COVID case records “will be broken a lot over the next few weeks” after the UK saw the highest number of daily infections since the start of the pandemic, England’s chief medical officer has warned.
Speaking at a Downing Street news conference, Professor Chris Whitty suggested there were “two epidemics on top of one another” following the spread of the Omicron variant.
He said the spread of the existing Delta variant was “roughly flat” but there was a “very rapidly growing Omicron epidemic on top of it”.
On Wednesday, the UK recorded its highest number of daily COVID cases since the start of the coronavirus crisis, with 78,610 fresh infections.
“I’m afraid we have to be realistic that records will be broken a lot over the next few weeks as the rates continue to go up,” Prof Whitty said.
He added: “It looks as if Delta, which we’ve had with us for a while, is still flat and the growth is Omicron.
“So what we’ve got is two epidemics on top of one other.

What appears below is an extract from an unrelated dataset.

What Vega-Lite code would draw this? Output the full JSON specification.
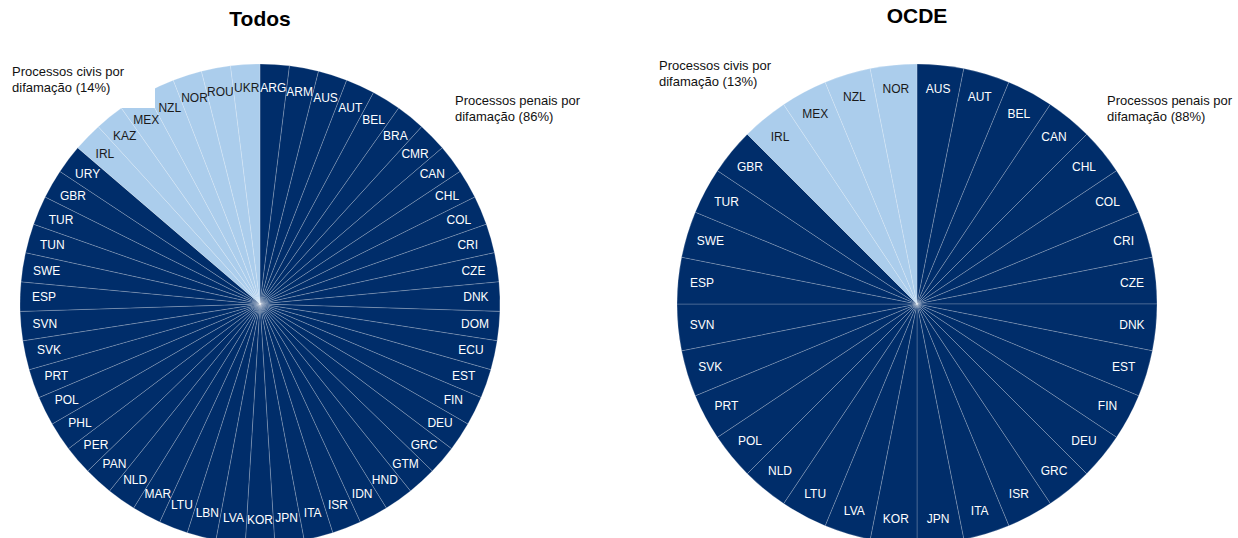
{
  "$schema": "https://vega.github.io/schema/vega-lite/v6.json",
  "padding": {"left": 12, "top": 5, "right": 0, "bottom": 0},
  "bounds": "flush",
  "spacing": 177,
  "config": {
    "view": {"stroke": null},
    "font": "Liberation Sans",
    "title": {"fontSize": 21, "fontWeight": "bold", "color": "#000000", "offset": 33, "font": "Liberation Sans"}
  },
  "datasets": {
    "todos": [
      {"pais": "ARG", "tipo": "Penal", "ordem": 0, "n": 1},
      {"pais": "ARM", "tipo": "Penal", "ordem": 1, "n": 1},
      {"pais": "AUS", "tipo": "Penal", "ordem": 2, "n": 1},
      {"pais": "AUT", "tipo": "Penal", "ordem": 3, "n": 1},
      {"pais": "BEL", "tipo": "Penal", "ordem": 4, "n": 1},
      {"pais": "BRA", "tipo": "Penal", "ordem": 5, "n": 1},
      {"pais": "CMR", "tipo": "Penal", "ordem": 6, "n": 1},
      {"pais": "CAN", "tipo": "Penal", "ordem": 7, "n": 1},
      {"pais": "CHL", "tipo": "Penal", "ordem": 8, "n": 1},
      {"pais": "COL", "tipo": "Penal", "ordem": 9, "n": 1},
      {"pais": "CRI", "tipo": "Penal", "ordem": 10, "n": 1},
      {"pais": "CZE", "tipo": "Penal", "ordem": 11, "n": 1},
      {"pais": "DNK", "tipo": "Penal", "ordem": 12, "n": 1},
      {"pais": "DOM", "tipo": "Penal", "ordem": 13, "n": 1},
      {"pais": "ECU", "tipo": "Penal", "ordem": 14, "n": 1},
      {"pais": "EST", "tipo": "Penal", "ordem": 15, "n": 1},
      {"pais": "FIN", "tipo": "Penal", "ordem": 16, "n": 1},
      {"pais": "DEU", "tipo": "Penal", "ordem": 17, "n": 1},
      {"pais": "GRC", "tipo": "Penal", "ordem": 18, "n": 1},
      {"pais": "GTM", "tipo": "Penal", "ordem": 19, "n": 1},
      {"pais": "HND", "tipo": "Penal", "ordem": 20, "n": 1},
      {"pais": "IDN", "tipo": "Penal", "ordem": 21, "n": 1},
      {"pais": "ISR", "tipo": "Penal", "ordem": 22, "n": 1},
      {"pais": "ITA", "tipo": "Penal", "ordem": 23, "n": 1},
      {"pais": "JPN", "tipo": "Penal", "ordem": 24, "n": 1},
      {"pais": "KOR", "tipo": "Penal", "ordem": 25, "n": 1},
      {"pais": "LVA", "tipo": "Penal", "ordem": 26, "n": 1},
      {"pais": "LBN", "tipo": "Penal", "ordem": 27, "n": 1},
      {"pais": "LTU", "tipo": "Penal", "ordem": 28, "n": 1},
      {"pais": "MAR", "tipo": "Penal", "ordem": 29, "n": 1},
      {"pais": "NLD", "tipo": "Penal", "ordem": 30, "n": 1},
      {"pais": "PAN", "tipo": "Penal", "ordem": 31, "n": 1},
      {"pais": "PER", "tipo": "Penal", "ordem": 32, "n": 1},
      {"pais": "PHL", "tipo": "Penal", "ordem": 33, "n": 1},
      {"pais": "POL", "tipo": "Penal", "ordem": 34, "n": 1},
      {"pais": "PRT", "tipo": "Penal", "ordem": 35, "n": 1},
      {"pais": "SVK", "tipo": "Penal", "ordem": 36, "n": 1},
      {"pais": "SVN", "tipo": "Penal", "ordem": 37, "n": 1},
      {"pais": "ESP", "tipo": "Penal", "ordem": 38, "n": 1},
      {"pais": "SWE", "tipo": "Penal", "ordem": 39, "n": 1},
      {"pais": "TUN", "tipo": "Penal", "ordem": 40, "n": 1},
      {"pais": "TUR", "tipo": "Penal", "ordem": 41, "n": 1},
      {"pais": "GBR", "tipo": "Penal", "ordem": 42, "n": 1},
      {"pais": "URY", "tipo": "Penal", "ordem": 43, "n": 1},
      {"pais": "IRL", "tipo": "Civil", "ordem": 44, "n": 1},
      {"pais": "KAZ", "tipo": "Civil", "ordem": 45, "n": 1},
      {"pais": "MEX", "tipo": "Civil", "ordem": 46, "n": 1},
      {"pais": "NZL", "tipo": "Civil", "ordem": 47, "n": 1},
      {"pais": "NOR", "tipo": "Civil", "ordem": 48, "n": 1},
      {"pais": "ROU", "tipo": "Civil", "ordem": 49, "n": 1},
      {"pais": "UKR", "tipo": "Civil", "ordem": 50, "n": 1}
    ],
    "ocde": [
      {"pais": "AUS", "tipo": "Penal", "ordem": 0, "n": 1},
      {"pais": "AUT", "tipo": "Penal", "ordem": 1, "n": 1},
      {"pais": "BEL", "tipo": "Penal", "ordem": 2, "n": 1},
      {"pais": "CAN", "tipo": "Penal", "ordem": 3, "n": 1},
      {"pais": "CHL", "tipo": "Penal", "ordem": 4, "n": 1},
      {"pais": "COL", "tipo": "Penal", "ordem": 5, "n": 1},
      {"pais": "CRI", "tipo": "Penal", "ordem": 6, "n": 1},
      {"pais": "CZE", "tipo": "Penal", "ordem": 7, "n": 1},
      {"pais": "DNK", "tipo": "Penal", "ordem": 8, "n": 1},
      {"pais": "EST", "tipo": "Penal", "ordem": 9, "n": 1},
      {"pais": "FIN", "tipo": "Penal", "ordem": 10, "n": 1},
      {"pais": "DEU", "tipo": "Penal", "ordem": 11, "n": 1},
      {"pais": "GRC", "tipo": "Penal", "ordem": 12, "n": 1},
      {"pais": "ISR", "tipo": "Penal", "ordem": 13, "n": 1},
      {"pais": "ITA", "tipo": "Penal", "ordem": 14, "n": 1},
      {"pais": "JPN", "tipo": "Penal", "ordem": 15, "n": 1},
      {"pais": "KOR", "tipo": "Penal", "ordem": 16, "n": 1},
      {"pais": "LVA", "tipo": "Penal", "ordem": 17, "n": 1},
      {"pais": "LTU", "tipo": "Penal", "ordem": 18, "n": 1},
      {"pais": "NLD", "tipo": "Penal", "ordem": 19, "n": 1},
      {"pais": "POL", "tipo": "Penal", "ordem": 20, "n": 1},
      {"pais": "PRT", "tipo": "Penal", "ordem": 21, "n": 1},
      {"pais": "SVK", "tipo": "Penal", "ordem": 22, "n": 1},
      {"pais": "SVN", "tipo": "Penal", "ordem": 23, "n": 1},
      {"pais": "ESP", "tipo": "Penal", "ordem": 24, "n": 1},
      {"pais": "SWE", "tipo": "Penal", "ordem": 25, "n": 1},
      {"pais": "TUR", "tipo": "Penal", "ordem": 26, "n": 1},
      {"pais": "GBR", "tipo": "Penal", "ordem": 27, "n": 1},
      {"pais": "IRL", "tipo": "Civil", "ordem": 28, "n": 1},
      {"pais": "MEX", "tipo": "Civil", "ordem": 29, "n": 1},
      {"pais": "NZL", "tipo": "Civil", "ordem": 30, "n": 1},
      {"pais": "NOR", "tipo": "Civil", "ordem": 31, "n": 1}
    ]
  },
  "hconcat": [
    {
      "title": "Todos",
      "width": 480,
      "height": 480,
      "layer": [
        {
          "data": {"name": "todos"},
          "mark": {"type": "arc", "outerRadius": 240, "stroke": "#ffffff", "strokeWidth": 0.5, "strokeOpacity": 0.4},
          "encoding": {
            "theta": {"field": "n", "type": "quantitative", "stack": true},
            "order": {"field": "ordem", "type": "quantitative"},
            "color": {"field": "tipo", "type": "nominal", "scale": {"domain": ["Penal", "Civil"], "range": ["#002d6a", "#abcdec"]}, "legend": null}
          }
        },
        {
          "data": {"values": [{}]},
          "mark": {"type": "rect", "color": "#ffffff"},
          "encoding": {
            "x": {"datum": -0.8, "type": "quantitative", "scale": {"domain": [-1, 1], "nice": false, "zero": false}, "axis": null},
            "x2": {"datum": -0.4375},
            "y": {"datum": 0.817, "type": "quantitative", "scale": {"domain": [-1, 1], "nice": false, "zero": false}, "axis": null},
            "y2": {"datum": 1.0}
          }
        },
        {
          "data": {"name": "todos"},
          "mark": {"type": "text", "radius": 216, "fontSize": 12, "font": "Liberation Sans"},
          "encoding": {
            "theta": {"field": "n", "type": "quantitative", "stack": true},
            "order": {"field": "ordem", "type": "quantitative"},
            "text": {"field": "pais", "type": "nominal"},
            "color": {"condition": {"test": "datum.tipo === 'Civil'", "value": "#1a1a1a"}, "value": "#ffffff"}
          }
        },
        {
          "data": {"values": [{}]},
          "mark": {"type": "text", "text": ["Processos penais por", "difamação (86%)"], "align": "left", "baseline": "top", "fontSize": 13, "lineHeight": 16, "font": "Liberation Sans", "color": "#111111"},
          "encoding": {
            "x": {"datum": 0.8125, "type": "quantitative", "scale": {"domain": [-1, 1], "nice": false, "zero": false}, "axis": null},
            "y": {"datum": 0.871, "type": "quantitative", "scale": {"domain": [-1, 1], "nice": false, "zero": false}, "axis": null}
          }
        },
        {
          "data": {"values": [{}]},
          "mark": {"type": "text", "text": ["Processos civis por", "difamação (14%)"], "align": "left", "baseline": "top", "fontSize": 13, "lineHeight": 16, "font": "Liberation Sans", "color": "#111111"},
          "encoding": {
            "x": {"datum": -1.033, "type": "quantitative", "scale": {"domain": [-1, 1], "nice": false, "zero": false}, "axis": null},
            "y": {"datum": 0.992, "type": "quantitative", "scale": {"domain": [-1, 1], "nice": false, "zero": false}, "axis": null}
          }
        }
      ]
    },
    {
      "title": "OCDE",
      "width": 480,
      "height": 480,
      "layer": [
        {
          "data": {"name": "ocde"},
          "mark": {"type": "arc", "outerRadius": 240, "stroke": "#ffffff", "strokeWidth": 0.5, "strokeOpacity": 0.4},
          "encoding": {
            "theta": {"field": "n", "type": "quantitative", "stack": true},
            "order": {"field": "ordem", "type": "quantitative"},
            "color": {"field": "tipo", "type": "nominal", "scale": {"domain": ["Penal", "Civil"], "range": ["#002d6a", "#abcdec"]}, "legend": null}
          }
        },
        {
          "data": {"name": "ocde"},
          "mark": {"type": "text", "radius": 216, "fontSize": 12, "font": "Liberation Sans"},
          "encoding": {
            "theta": {"field": "n", "type": "quantitative", "stack": true},
            "order": {"field": "ordem", "type": "quantitative"},
            "text": {"field": "pais", "type": "nominal"},
            "color": {"condition": {"test": "datum.tipo === 'Civil'", "value": "#1a1a1a"}, "value": "#ffffff"}
          }
        },
        {
          "data": {"values": [{}]},
          "mark": {"type": "text", "text": ["Processos penais por", "difamação (88%)"], "align": "left", "baseline": "top", "fontSize": 13, "lineHeight": 16, "font": "Liberation Sans", "color": "#111111"},
          "encoding": {
            "x": {"datum": 0.792, "type": "quantitative", "scale": {"domain": [-1, 1], "nice": false, "zero": false}, "axis": null},
            "y": {"datum": 0.871, "type": "quantitative", "scale": {"domain": [-1, 1], "nice": false, "zero": false}, "axis": null}
          }
        },
        {
          "data": {"values": [{}]},
          "mark": {"type": "text", "text": ["Processos civis por", "difamação (13%)"], "align": "left", "baseline": "top", "fontSize": 13, "lineHeight": 16, "font": "Liberation Sans", "color": "#111111"},
          "encoding": {
            "x": {"datum": -1.075, "type": "quantitative", "scale": {"domain": [-1, 1], "nice": false, "zero": false}, "axis": null},
            "y": {"datum": 1.017, "type": "quantitative", "scale": {"domain": [-1, 1], "nice": false, "zero": false}, "axis": null}
          }
        }
      ]
    }
  ]
}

An existing Delta epidemic, roughly flat, and a very rapidly growing Omicron epidemic on top of it.”
The 78,610 COVID cases recorded on Wednesday was over 10,000 more than the previous daily record of 68,053 infections, which was reported on 8 January this year.
A further 4,671 cases of the Omicron variant were also confirmed on Wednesday, almost doubling the total in the country and bringing it to 10,017.
Dr Jenny Harries, the chief executive of the UK Health Security Agency, earlier told MPs that the Omicron variant is “probably the most significant threat we’ve had since the start of the pandemic”.
She also warned of a “staggering” number of cases in the next few days compared with what has gone before.
But Dr Harries said the “real potential risk” was whether “cases turn into severe disease, hospitalisations and deaths” and added it was “too early” to be clear on that.
On Wednesday, a further 165 deaths within 28 days of a positive coronavirus test were reported. This time last week, 161 deaths were recorded.
In the latest 24-hour period where figures are available, another 774 COVID patients were admitted to hospitals in the UK – with the total now 7,673, including 896 on ventilators.
This is slightly up from the same time the previous week when 738 patients were admitted.